On the Disconcertingly Geographically Specific Nature of Air Hockey:
I like to think that I'm pretty well assimilated by now. I've been living in London for two and a half years (!!) and I know how to read a bus map, I know it's a bumbag and definitely not a fannypack, and I can even sing "Jerusalem" without having to hum because I actually know all the words. But still every once in a while I encounter something that makes me feel once again like a stranger in a strange land. That's what happened a few weeks ago when I went out for the evening with my friend Rob to an odd arcade / bowling alley / somethingorother on the south of the river at County Hall. (For those of you trying to keep track of the Robs this was RobW, a relative newcomer, as distinct from RobH, frequent blog commenter and long hair fan, and Uganda Rob, now based in Nairobi. Clear as mud.) They had lots of video games, and old fashioned midway kind of things like those shove-penny machines and shooter games and claw machines and such. They even had coin operated bowling! Weird, but fun. They also had something that immediately caught my eye.

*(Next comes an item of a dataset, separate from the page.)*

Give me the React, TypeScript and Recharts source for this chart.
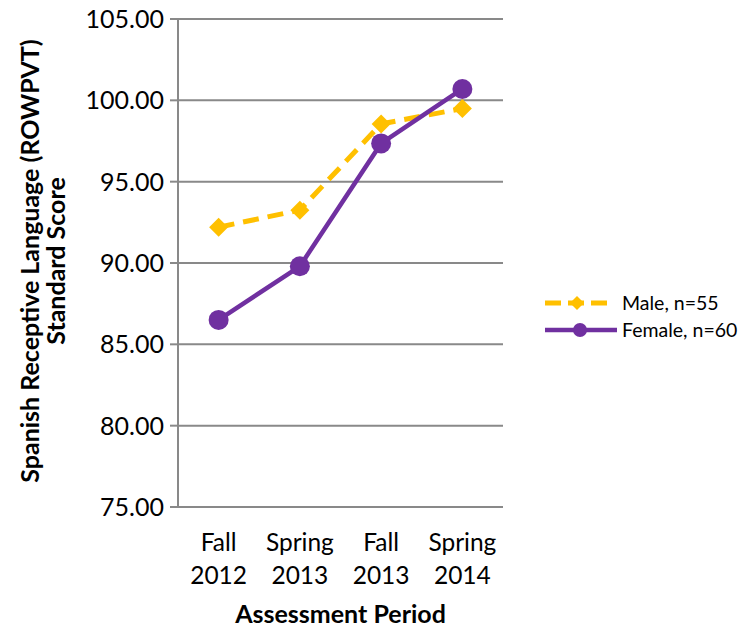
import React from 'react';
import { LineChart, Line, XAxis, YAxis, CartesianGrid, Legend } from 'recharts';

const categories = ['Fall 2012', 'Spring 2013', 'Fall 2013', 'Spring 2014'];
const tickLine1 = ['Fall', 'Spring', 'Fall', 'Spring'];
const tickLine2 = ['2012', '2013', '2013', '2014'];
const maleValues = [92.2, 93.25, 98.55, 99.5];
const femaleValues = [86.5, 89.8, 97.35, 100.7];
const yTicks = [75, 80, 85, 90, 95, 100, 105];
const seriesNames = ['Male, n=55', 'Female, n=60'];

const data = categories.map((c, i) => ({
  category: c,
  pos: i + 0.5,
  male: maleValues[i],
  female: femaleValues[i],
}));

const boundaryTicks = categories.map((_, i) => i).concat([categories.length]);
const labelTicks = categories.map((_, i) => i + 0.5);

const GOLD = '#FFC000';
const PURPLE = '#7030A0';
const GRAY = '#898989';
const FONT = 'Lato, "Open Sans", sans-serif';

const Diamond = (props: any) => {
  const { cx, cy } = props;
  if (cx == null || cy == null) return null;
  const r = 9.5;
  return (
    <polygon
      points={`${cx},${cy - r} ${cx + r},${cy} ${cx},${cy + r} ${cx - r},${cy}`}
      fill={GOLD}
    />
  );
};

const Circle = (props: any) => {
  const { cx, cy } = props;
  if (cx == null || cy == null) return null;
  return <circle cx={cx} cy={cy} r={10} fill={PURPLE} />;
};

const EmptyTick = () => <g />;

const XLabelTick = (props: any) => {
  const { x, payload } = props;
  const i = Math.floor(payload.value);
  return (
    <g>
      <text x={x} y={551} textAnchor="middle" fontFamily={FONT} fontSize={24.5} fill="#000">
        {tickLine1[i]}
      </text>
      <text x={x} y={584} textAnchor="middle" fontFamily={FONT} fontSize={24.5} fill="#000">
        {tickLine2[i]}
      </text>
    </g>
  );
};

const renderLegend = () => (
  <svg width={200} height={80} style={{ display: 'block' }}>
    <line x1={5} y1={18} x2={68} y2={18} stroke={GOLD} strokeWidth={5} strokeDasharray="16 7" />
    <polygon points="37,11 44,18 37,25 30,18" fill={GOLD} />
    <text x={82} y={25} fontFamily={FONT} fontSize={19.5} fill="#000">
      {seriesNames[0]}
    </text>
    <line x1={5} y1={45} x2={77} y2={45} stroke={PURPLE} strokeWidth={4.5} />
    <circle cx={40} cy={45} r={7} fill={PURPLE} />
    <text x={82} y={52} fontFamily={FONT} fontSize={19.5} fill="#000">
      {seriesNames[1]}
    </text>
  </svg>
);

const YTitle = () => (
  <text
    transform="translate(39, 261) rotate(-90)"
    textAnchor="middle"
    fontFamily={FONT}
    fontWeight="bold"
    fontSize={25}
    fill="#000"
  >
    <tspan x={0} y={0}>Spanish Receptive Language (ROWPVT)</tspan>
    <tspan x={0} y={26}>Standard Score</tspan>
  </text>
);

const XTitle = () => (
  <text x={340.5} y={623} textAnchor="middle" fontFamily={FONT} fontWeight="bold" fontSize={25} fill="#000">
    Assessment Period
  </text>
);

export default function App() {
  return (
    <div style={{ position: 'absolute', left: 0, top: 0, width: 740, height: 628, background: '#fff' }}>
      <LineChart
        width={740}
        height={628}
        data={data}
        margin={{ top: 19, right: 237, bottom: 61, left: 0 }}
      >
        <CartesianGrid horizontal vertical={false} stroke={GRAY} strokeWidth={2} />
        <XAxis
          xAxisId={0}
          dataKey="pos"
          type="number"
          domain={[0, categories.length]}
          ticks={boundaryTicks}
          interval={0}
          height={0}
          tickSize={8}
          tick={EmptyTick}
          axisLine={{ stroke: GRAY, strokeWidth: 2 }}
          tickLine={{ stroke: GRAY, strokeWidth: 2 }}
        />
        <XAxis
          xAxisId="labels"
          dataKey="pos"
          type="number"
          domain={[0, categories.length]}
          ticks={labelTicks}
          interval={0}
          height={60}
          axisLine={false}
          tickLine={false}
          tick={XLabelTick}
          label={{ content: XTitle }}
        />
        <YAxis
          width={178}
          domain={[75, 105]}
          ticks={yTicks}
          interval={0}
          tickFormatter={(v: number) => v.toFixed(2)}
          tickSize={8}
          tickMargin={6}
          tick={{ fontFamily: FONT, fontSize: 25, fill: '#000' }}
          axisLine={{ stroke: GRAY, strokeWidth: 2 }}
          tickLine={{ stroke: GRAY, strokeWidth: 2 }}
          label={{ content: YTitle }}
        />
        <Legend
          layout="vertical"
          align="center"
          verticalAlign="middle"
          content={renderLegend}
          wrapperStyle={{ left: 540, top: 285, width: 200, height: 80 }}
        />
        <Line
          xAxisId={0}
          dataKey="male"
          name={seriesNames[0]}
          stroke={GOLD}
          strokeWidth={5}
          strokeDasharray="16 9"
          dot={<Diamond />}
          activeDot={false}
          isAnimationActive={false}
        />
        <Line
          xAxisId={0}
          dataKey="female"
          name={seriesNames[1]}
          stroke={PURPLE}
          strokeWidth={4.5}
          dot={<Circle />}
          activeDot={false}
          isAnimationActive={false}
        />
      </LineChart>
    </div>
  );
}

Many of you will be familiar with the game of air hockey. A smooth table with bumpers all around and surface perforated with tiny holes through which air is forced, which makes a round flat plastic puck float on the surface while two player whack away at it unmercifully with a round paddle sort of thing. The table surface is painted like a hockey rink with a white background and a centre line, face-off circles, blue lines, goal crease... all the things that make it look like hockey.
I was delighted to discover an air hockey table in the basement of the arcade and happily inserted my pound coin for a quick game. Then I did a double-take and realised, once again, that I really wasn't in Canada anymore.
What the hell? Air FIELD hockey? They don't even use a PUCK in field hockey! The whole thing must have shaken me up more than I realised because I ended up losing the game 3-2, which I blame entirely on the alien freakishness of the table. Obviously.
On the Greatest Queue Time to Event Time Ratio Ever:
One of the great things about London is that there is soooooo much going on. Not just music and theatre and museums and such, of which there are boatloads. There are also a ton of slightly off-beat things that crop up pretty much all the time. I've recently subscribed to a daily email sent out by a great website called Londonist (which has the brilliant tag line: London. Londoner. Londonist.) Every morning, by 7:00am, I get an email of a list of the cool things I could do in London that day, lots of which are free free free.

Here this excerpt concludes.